Trump wiederum ergeht sich zwar zum einen im Kriegsgerede gegen Russland, ist zugleich aber auch um Deeskalation bemüht, indem er nicht nur Putin, sondern auch die US-Untersuchungen rund um die Rolle Russlands im Vorfeld der Wahl von 2016 für die Verschlechterung der Beziehungen verantwortlich macht. Er drängt öffentlich darauf, dass Sonderermittler Robert Mueller seine Ermittlungen einstellt. Es gebe keinerlei Beweise, dass Trumps Team von einer russischen Einmischung im US-Wahlkampf gewusst habe. Tatsächlich hat Mueller sein Betätigungsfeld zuletzt ausgeweitet und unter anderem Hausdurchsuchungen bei Trumps Anwalt angeordnet, weil dieser einem Pornostar, der Sex mit Trump gehabt haben will, Schweigegeld bezahlt hat.
Entsprechend unklar ist denn auch, wie ernst Trump die Drohung gegen Syrien und Russland meint, wonach Raketen „kommen“werden, und zwar „neue und kluge“Sprengsätze. Konsistent war Trumps Verhalten gegenüber Russland in den
Donald Trump
vergangenen Wochen jedenfalls nicht. Zunächst gratulierte er Putin noch gegen den Rat seiner Berater zu dessen Wiederwahl als Präsident, um dann auf die möglicherweise von Russland angeordnete Vergiftung des Exspions Sergej Skripal in Großbritannien mit voller diplomatischer Härte zu reagieren.

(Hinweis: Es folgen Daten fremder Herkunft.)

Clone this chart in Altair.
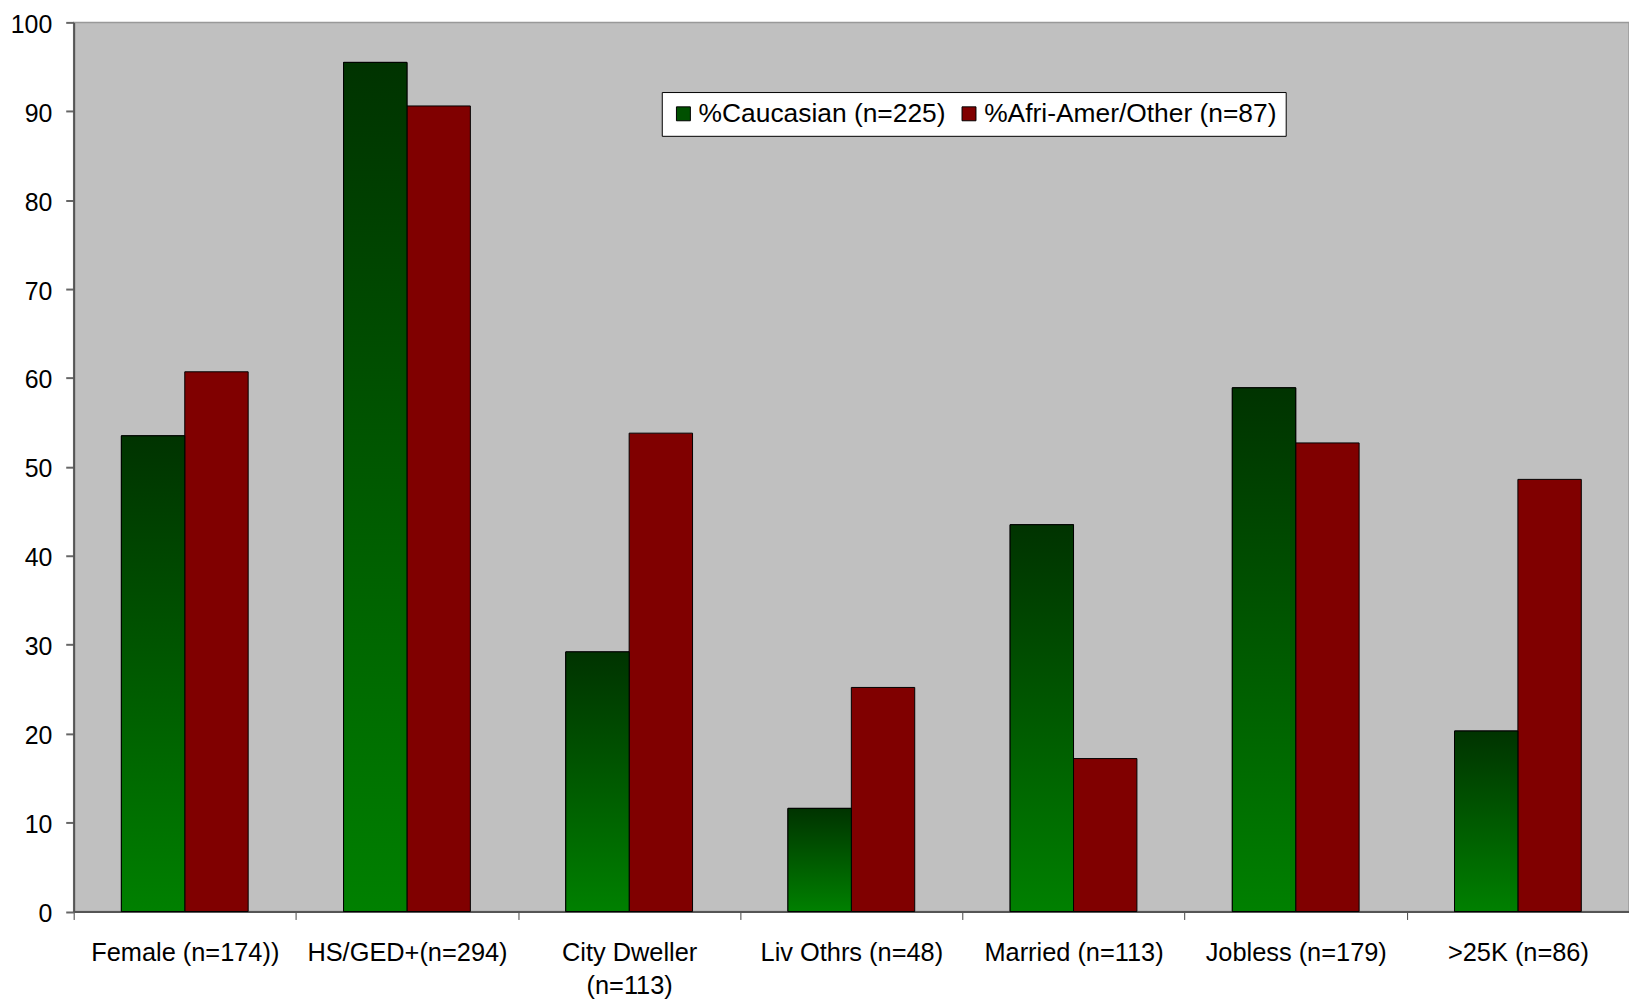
import altair as alt
import pandas as pd

categories = ["Female (n=174))", "HS/GED+(n=294)", "City Dweller|(n=113)", "Liv Othrs (n=48)",
              "Married (n=113)", "Jobless (n=179)", ">25K (n=86)"]
series = ["%Caucasian (n=225)", "%Afri-Amer/Other (n=87)"]
caucasian = [53.5, 95.5, 29.2, 11.6, 43.5, 58.9, 20.3]
afri_amer = [60.7, 90.6, 53.8, 25.2, 17.2, 52.7, 48.6]
y_ticks = list(range(0, 101, 10))

rows = []
for c, a, b in zip(categories, caucasian, afri_amer):
    rows.append({"cat": c, "series": series[0], "value": a})
    rows.append({"cat": c, "series": series[1], "value": b})
df = pd.DataFrame(rows)

FONT = "Liberation Sans"

x_enc = alt.X("cat:N", sort=categories, title=None,
              scale=alt.Scale(paddingInner=0, paddingOuter=0),
              axis=alt.Axis(labelExpr="split(datum.label, '|')", labelAngle=0, labelLimit=0,
                            labelOverlap=False, labelFont=FONT, labelFontSize=25.5, labelColor="black",
                            labelLineHeight=33.5, labelPadding=21, tickBand="extent", tickSize=8,
                            tickColor="#444444", tickWidth=1, domainColor="#555555", domainWidth=2,
                            grid=False))
xo_enc = alt.XOffset("series:N", sort=series,
                     scale=alt.Scale(domain=series, paddingInner=0, paddingOuter=0.7525))
y_enc = alt.Y("value:Q", title=None, scale=alt.Scale(domain=[0, 100], nice=False),
              axis=alt.Axis(values=y_ticks, labelFont=FONT, labelFontSize=25, labelColor="black",
                            labelPadding=14, labelOffset=2, tickSize=8, tickColor="#666666",
                            tickWidth=2, domainColor="#555555", domainWidth=2, grid=False))

base = alt.Chart(df).encode(x=x_enc, xOffset=xo_enc, y=y_enc)

bars = base.mark_bar(stroke="black", strokeWidth=1).encode(
    color=alt.Color("series:N", sort=series,
                    scale=alt.Scale(domain=series, range=["#005000", "#800000"]),
                    legend=alt.Legend(title=None, orient="none", legendX=591, legendY=70,
                                      direction="horizontal", fillColor="white", strokeColor="black",
                                      padding=8.5, labelFont=FONT, labelFontSize=26.5, labelColor="black",
                                      symbolType="square", symbolSize=196, symbolStrokeColor="black",
                                      symbolStrokeWidth=1, labelOffset=2, columnPadding=10,
                                      labelLimit=0))
)

green_grad = alt.Gradient(gradient="linear", x1=0, x2=0, y1=0, y2=1,
                          stops=[alt.GradientStop(color="#003300", offset=0),
                                 alt.GradientStop(color="#008000", offset=1)])
grad_bars = base.transform_filter(alt.datum.series == series[0]).mark_bar(
    stroke="black", strokeWidth=1, fill=green_grad)

chart = alt.layer(bars, grad_bars).properties(
    width=1563, height=893.5,
    autosize=alt.AutoSizeParams(type="none"),
    padding={"left": 66, "top": 12, "right": 0, "bottom": 90},
    background="white",
).configure_view(fill="#C0C0C0", stroke="#999999", strokeWidth=1.5)

chart.save("out.html", embed_options={"renderer": "svg", "actions": False})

Abschreckung auch gegenüber Kim
Abhängen wird Trumps Antwort auf den Giftgaseinsatz in Syrien auch von der internationalen Gemeinschaft. Je mehr Unterstützung die USA etwa von Großbritannien und Frankreich erwarten dürfen, umso eher kann Trump darauf hoffen, dass Putin vor einer Eskalation zurückscheut. Und bei aller Kriegsrhetorik hat der US-Präsident wohl auch stets Nordkorea im Hinterkopf. Kim Jong-uns Respekt vor Trump wird wachsen, wenn der Diktator sieht, dass Trump selbst vor einem Stellvertreterkrieg mit Russland nicht zurückschreckt, so das Kalkül.
Das Treffen zwischen Trump und Kim Jong-un soll Ende Mai oder im Juni stattfinden, und manche Beobachter mutmaßen, dass sich Trump mit seiner Attacke gegen Russland in eine entsprechend starke Verhandlungsposition bringen will. Und so hat der Umfang der militärischen Intervention Trumps in Syrien das Potenzial, nicht nur die Beziehungen zu Russland, sondern auch zu anderen weltpolitischen Spielern dramatisch zu beeinflussen.